Francois had been toying with the idea of turning the image into a Jeep ad a year before he even approached Druyan. Doner had brought the concept to him in an attempt to use it in a Super Bowl ad celebrating Jeep’s 75th anniversary. “It was so perfectly written and romantic,” Francois recalled in an interview. He compared it to another one of the automaker’s ads that used historical language—the 2013 Super Bowl ad for Ram that repurposed radio legend Paul Harvey's "So God Made a Farmer" speech at the 1978 Future Farmers of America convention.
But ultimately, at the urging of then-CEO Sergio Marchionne, the automaker opted for another ad to mark its anniversary—an ad called “Portraits” that ran in the 2016 Super Bowl, featuring photos of famous people who have links to Jeep. Francois says he remained “madly in love” with the Sagan ad concept but after his initial approach to Druyan, “it became clear it would be a very long, long shot.”
“Clearly she is not going to give away her late husband’s voice, spirit, soul—everything—to sell more SUVs,” he says. “The more I speak with Ann the more it becomes clear the project will run into a dead end.”
But their negotiations gained momentum last year when Jeep formalized its electrification strategy. Even then, Francois had to throw in some sweeteners. Rather than paying Druyan a licensing fee, the brand agreed to make donations to combat climate change to the Coalition For Rainforest Nations and the Carl Sagan Institute Of Cornell University Foundation. An unspecified amount will be given for every completed view that the ad gets on YouTube.
Also, Jeep agreed at the end of the ad to plug “Cosmos: Possible Worlds,” which first aired on the National Geographic channel earlier this year. Druyan created the 1980 PBS series “Cosmos” with Sagan and is an executive producer of “Possible Worlds,” which is narrated by Neil deGrasse Tyson.
Such deal-making is a long-used tactic by Francois, who for years has lured celebrities to his car ads with partnerships that extend beyond simply writing a check.
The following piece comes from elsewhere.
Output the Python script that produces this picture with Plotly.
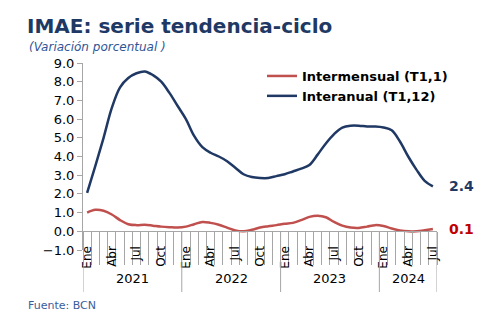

He often strikes deals with record labels, promising exposure for their artists in Fiat Chrysler ads.
His pact with Druyan is less commercial than most. “She is giving [the rights] to us through this partnership because it is all about giving back,” Francois says. “Money doesn't go in her pocket at all.”
Francois and Druyan—who viewed a rough cut together over a lengthy lunch last year in Los Angeles—stayed in touch throughout the production of the ad, which blends historical images such as Marilyn Monroe riding in a Jeep, with modern-day shots like plastic floating in the ocean (placed with Sagan’s words about “every destroyer of civilization”).
“She was extremely hands-on when it came to the pick of the images and even the lines,” says Francois, noting that she wrote a line that appears in text near the end of the ad: “To explore and cherish the only home we’ve ever known.”